Before we share those simple rules: exploring off trail is something you should ease into. It’s best to head out your first few times with someone experienced, someone such as Rod Broadbelt, who this Saturday leads his annual Ruins Hike at Umstead State Park. Nearly all of this 10-mile hike, which visits 20 historic sites in the park, is off-trail. Rod’s done this hike for more than 20 years and knows the park well; hang with him (if you can) and learn his approach to off-trail exploring.
That hike meets at 8 a.m. Saturday morning in the Umstead lot at the end Harrison Avenue in Cary, off I-40 (exit 287). Questions? Contact Rod at firstname.lastname@example.org.
Now, some tips for off-trail exploring on your own.
* Take a map. This is mandatory every time you strap on a pack, even if you’re hiking a trail you know well. (What if there’s a blowdown or a landslide and you need to take evasive action?) A good topo map is preferred; a park-issued map, which often lacks topo lines and isn’t to scale is better than nothing.
* Take a compass. A map is of minimal help if you don’t know which way is up. Or north. Together, a map and compass are invaluable hiking companions.
* Check sunset. Venturing off trail isn’t something you want to do if you’re running out of daylight. An especially important step this time of year.
* Know your blazes. Likely, you’ll start out on an established trail. Familiarize yourself with the blaze for that trail and for adjoining trails. Odds are you’ll eventually want to return to the trail you departed from.
* Landmarks. When you reach the point where you plan to head off trail take careful note of what’s around you: an especially identifiable tree, a creek, a rock outcrop, whatever.
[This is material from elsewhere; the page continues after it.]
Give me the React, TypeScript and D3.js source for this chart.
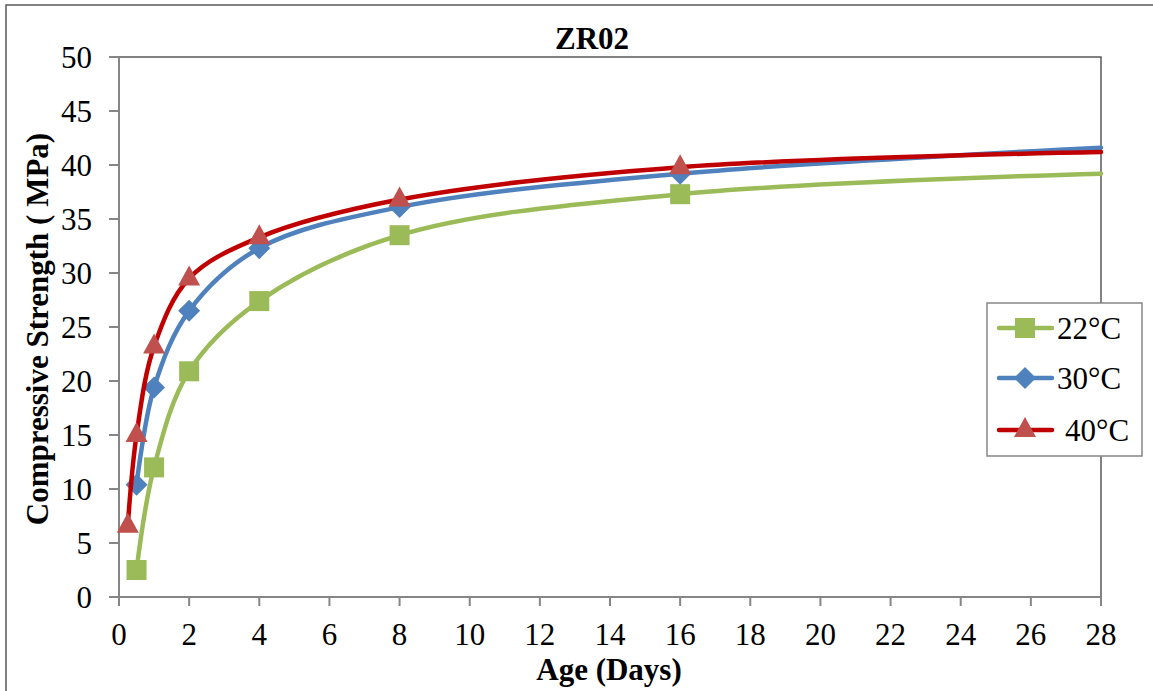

Sighting a familiar object could be key for your return.
* Take a bearing on where you’re headed. Get out your map, get out your compass. Get your orientation (where’s north?) set. Pick an object in the distance, in the direction you want to explore. Take a compass reading, follow that compass reading.
* Confirm your bearing. Stop periodically, every 30 yards or so, to confirm your bearing. Are you still headed in the direction you set off in? If not, correct and continue.
* Landmarks. Again, keep an eye out for familiar landmarks that can help you navigate upon your return.
* Reverse course. Once you reach what it was you wanted to check out, return to the point where you left the trail by simply following your compass in the opposite direction. For instance, if you reached your objective by heading due north, return by heading due south.
* Shinny thing. Or maybe you see something else in the distance you want to investigate. Take specific note of where you are, get out your map, get your compass and set a new bearing to your new objective. Continue in the manner described above, stopping every 30 yards or so to make sure you remain on course.
* Reverse course (again). To return after reaching your second objective, simply head in the opposite compass direction you followed to your second objective until you get back to your first objective. From there, continue in the direction opposite you used when you left the trail.